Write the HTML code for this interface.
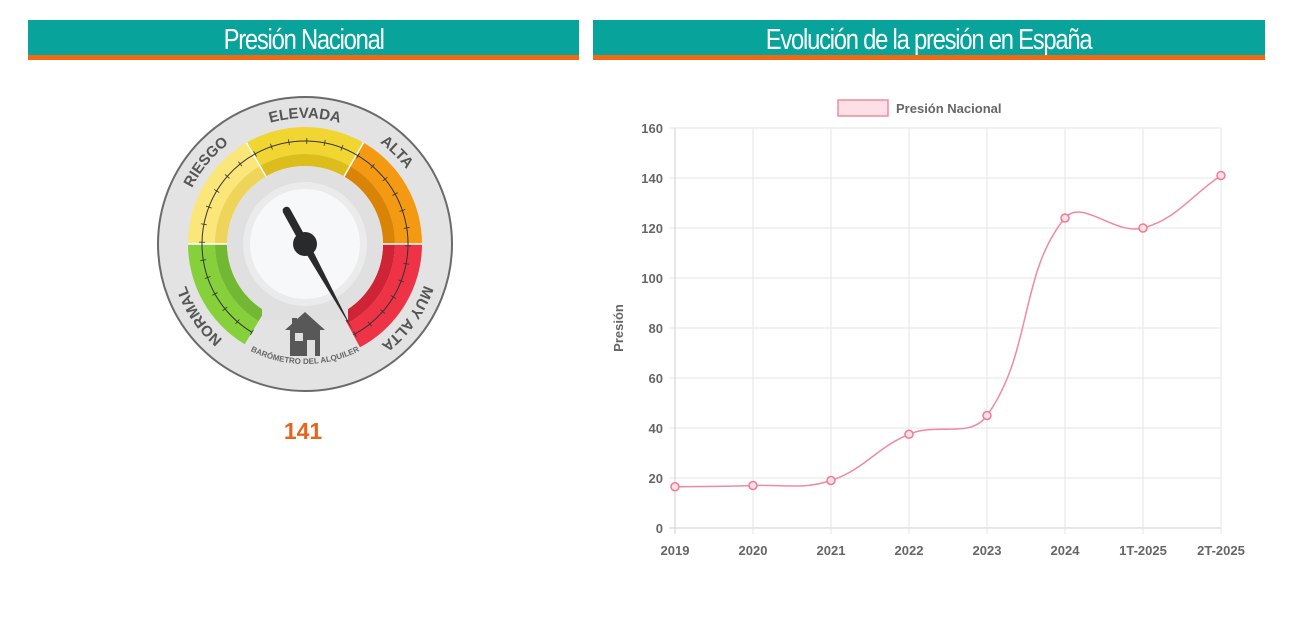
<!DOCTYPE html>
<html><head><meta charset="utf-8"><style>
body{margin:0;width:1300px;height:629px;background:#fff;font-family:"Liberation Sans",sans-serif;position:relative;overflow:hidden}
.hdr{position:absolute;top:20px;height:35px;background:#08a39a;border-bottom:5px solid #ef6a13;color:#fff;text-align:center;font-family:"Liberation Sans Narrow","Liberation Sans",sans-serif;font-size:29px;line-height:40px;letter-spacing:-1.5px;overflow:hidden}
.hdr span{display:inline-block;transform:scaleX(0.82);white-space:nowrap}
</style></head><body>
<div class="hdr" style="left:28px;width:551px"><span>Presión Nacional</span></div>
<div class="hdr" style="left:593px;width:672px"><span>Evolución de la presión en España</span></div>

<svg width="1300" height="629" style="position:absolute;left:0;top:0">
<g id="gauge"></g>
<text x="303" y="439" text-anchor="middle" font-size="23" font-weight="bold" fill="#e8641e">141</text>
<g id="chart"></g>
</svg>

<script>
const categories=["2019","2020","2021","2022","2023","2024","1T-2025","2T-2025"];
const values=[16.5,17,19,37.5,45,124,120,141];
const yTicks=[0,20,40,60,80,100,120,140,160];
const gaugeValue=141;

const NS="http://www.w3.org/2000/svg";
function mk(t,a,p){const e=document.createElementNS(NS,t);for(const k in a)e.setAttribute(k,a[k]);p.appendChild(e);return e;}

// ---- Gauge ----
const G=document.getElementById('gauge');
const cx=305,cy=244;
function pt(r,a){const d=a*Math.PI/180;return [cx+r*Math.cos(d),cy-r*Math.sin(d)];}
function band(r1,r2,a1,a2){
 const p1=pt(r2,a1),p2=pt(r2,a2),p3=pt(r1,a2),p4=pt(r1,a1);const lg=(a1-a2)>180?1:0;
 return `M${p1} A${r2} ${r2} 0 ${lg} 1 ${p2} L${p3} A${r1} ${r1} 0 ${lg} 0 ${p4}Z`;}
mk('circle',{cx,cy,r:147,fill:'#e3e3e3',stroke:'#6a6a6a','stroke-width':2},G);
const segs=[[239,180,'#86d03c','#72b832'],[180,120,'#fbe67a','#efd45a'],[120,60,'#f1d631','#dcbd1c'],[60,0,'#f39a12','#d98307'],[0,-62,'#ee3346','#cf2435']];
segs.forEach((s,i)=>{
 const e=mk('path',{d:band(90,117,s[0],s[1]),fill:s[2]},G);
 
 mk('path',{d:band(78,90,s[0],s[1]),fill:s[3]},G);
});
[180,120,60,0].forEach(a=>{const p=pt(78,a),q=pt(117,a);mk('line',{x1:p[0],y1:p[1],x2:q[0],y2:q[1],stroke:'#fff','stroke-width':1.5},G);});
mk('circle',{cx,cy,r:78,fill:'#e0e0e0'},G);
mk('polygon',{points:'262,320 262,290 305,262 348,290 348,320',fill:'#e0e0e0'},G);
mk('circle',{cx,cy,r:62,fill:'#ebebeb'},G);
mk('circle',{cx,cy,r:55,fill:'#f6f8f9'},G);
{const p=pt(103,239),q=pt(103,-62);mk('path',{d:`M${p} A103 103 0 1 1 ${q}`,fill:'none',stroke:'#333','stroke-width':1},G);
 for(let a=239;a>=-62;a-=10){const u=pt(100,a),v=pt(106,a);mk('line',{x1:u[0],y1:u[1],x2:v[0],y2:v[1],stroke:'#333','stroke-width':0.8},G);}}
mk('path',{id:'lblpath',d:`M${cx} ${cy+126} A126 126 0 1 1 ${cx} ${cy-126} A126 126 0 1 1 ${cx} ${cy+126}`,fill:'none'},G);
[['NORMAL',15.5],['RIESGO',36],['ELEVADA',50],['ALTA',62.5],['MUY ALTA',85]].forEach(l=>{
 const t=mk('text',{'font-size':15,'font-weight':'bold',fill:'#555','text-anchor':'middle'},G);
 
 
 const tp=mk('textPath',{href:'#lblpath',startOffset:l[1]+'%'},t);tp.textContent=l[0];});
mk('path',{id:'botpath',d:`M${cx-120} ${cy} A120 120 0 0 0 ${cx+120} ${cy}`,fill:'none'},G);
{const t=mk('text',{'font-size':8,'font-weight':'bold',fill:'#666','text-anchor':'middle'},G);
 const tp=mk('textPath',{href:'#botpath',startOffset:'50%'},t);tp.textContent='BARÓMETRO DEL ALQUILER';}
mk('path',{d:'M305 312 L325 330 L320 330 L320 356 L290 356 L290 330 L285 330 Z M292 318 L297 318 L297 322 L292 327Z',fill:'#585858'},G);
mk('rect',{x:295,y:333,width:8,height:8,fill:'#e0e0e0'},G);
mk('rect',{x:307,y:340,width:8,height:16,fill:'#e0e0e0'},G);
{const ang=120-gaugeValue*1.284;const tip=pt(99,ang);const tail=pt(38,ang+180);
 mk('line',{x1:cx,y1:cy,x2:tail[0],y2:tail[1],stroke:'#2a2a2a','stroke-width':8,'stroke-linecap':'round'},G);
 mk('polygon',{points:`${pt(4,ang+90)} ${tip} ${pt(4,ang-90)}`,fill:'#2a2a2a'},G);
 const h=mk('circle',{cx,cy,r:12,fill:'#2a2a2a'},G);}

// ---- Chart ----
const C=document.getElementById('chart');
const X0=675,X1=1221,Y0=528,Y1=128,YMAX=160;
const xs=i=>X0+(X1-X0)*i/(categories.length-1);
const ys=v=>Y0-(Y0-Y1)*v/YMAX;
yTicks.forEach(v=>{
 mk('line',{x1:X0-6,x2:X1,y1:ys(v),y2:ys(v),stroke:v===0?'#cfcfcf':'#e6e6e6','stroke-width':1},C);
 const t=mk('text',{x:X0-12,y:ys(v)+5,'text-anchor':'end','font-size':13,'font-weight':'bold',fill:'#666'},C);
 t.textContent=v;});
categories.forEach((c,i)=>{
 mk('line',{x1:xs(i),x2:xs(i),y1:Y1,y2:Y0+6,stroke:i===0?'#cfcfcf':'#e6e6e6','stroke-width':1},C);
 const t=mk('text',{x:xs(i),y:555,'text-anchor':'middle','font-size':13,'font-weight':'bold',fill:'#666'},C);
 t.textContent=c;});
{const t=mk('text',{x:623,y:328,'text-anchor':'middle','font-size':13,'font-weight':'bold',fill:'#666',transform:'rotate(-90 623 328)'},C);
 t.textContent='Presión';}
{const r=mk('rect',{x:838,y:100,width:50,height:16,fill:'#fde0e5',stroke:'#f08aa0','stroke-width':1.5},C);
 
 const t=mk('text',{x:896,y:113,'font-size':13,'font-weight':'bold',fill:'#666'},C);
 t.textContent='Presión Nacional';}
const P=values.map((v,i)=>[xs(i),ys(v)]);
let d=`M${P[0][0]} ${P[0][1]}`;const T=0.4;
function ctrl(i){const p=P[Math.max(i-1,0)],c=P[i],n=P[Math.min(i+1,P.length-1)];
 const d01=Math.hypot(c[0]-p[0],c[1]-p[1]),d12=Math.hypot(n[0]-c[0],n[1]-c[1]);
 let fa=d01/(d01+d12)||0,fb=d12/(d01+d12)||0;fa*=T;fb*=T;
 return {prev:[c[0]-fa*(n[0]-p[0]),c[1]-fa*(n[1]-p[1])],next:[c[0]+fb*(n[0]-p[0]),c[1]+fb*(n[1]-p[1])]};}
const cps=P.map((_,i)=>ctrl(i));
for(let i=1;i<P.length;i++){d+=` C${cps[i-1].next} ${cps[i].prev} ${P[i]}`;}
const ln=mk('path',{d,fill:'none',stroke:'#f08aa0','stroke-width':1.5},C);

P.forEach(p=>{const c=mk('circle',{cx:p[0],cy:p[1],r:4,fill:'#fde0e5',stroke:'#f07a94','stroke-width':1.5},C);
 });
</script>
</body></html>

▶ [Instructions to follow]
From the top of the listing above, repeat each line exactly until you reach the line containing "e=document.createElementNS(NS,t);for(const k in", and repeat that one too. Leave the pictures out.

▶ [Answer to the task]
Write the HTML code for this interface.
<!DOCTYPE html>
<html><head><meta charset="utf-8"><style>
body{margin:0;width:1300px;height:629px;background:#fff;font-family:"Liberation Sans",sans-serif;position:relative;overflow:hidden}
.hdr{position:absolute;top:20px;height:35px;background:#08a39a;border-bottom:5px solid #ef6a13;color:#fff;text-align:center;font-family:"Liberation Sans Narrow","Liberation Sans",sans-serif;font-size:29px;line-height:40px;letter-spacing:-1.5px;overflow:hidden}
.hdr span{display:inline-block;transform:scaleX(0.82);white-space:nowrap}
</style></head><body>
<div class="hdr" style="left:28px;width:551px"><span>Presión Nacional</span></div>
<div class="hdr" style="left:593px;width:672px"><span>Evolución de la presión en España</span></div>

<svg width="1300" height="629" style="position:absolute;left:0;top:0">
<g id="gauge"></g>
<text x="303" y="439" text-anchor="middle" font-size="23" font-weight="bold" fill="#e8641e">141</text>
<g id="chart"></g>
</svg>

<script>
const categories=["2019","2020","2021","2022","2023","2024","1T-2025","2T-2025"];
const values=[16.5,17,19,37.5,45,124,120,141];
const yTicks=[0,20,40,60,80,100,120,140,160];
const gaugeValue=141;

const NS="http://www.w3.org/2000/svg";
function mk(t,a,p){const e=document.createElementNS(NS,t);for(const k in a)e.setAttribute(k,a[k]);p.appendChild(e);return e;}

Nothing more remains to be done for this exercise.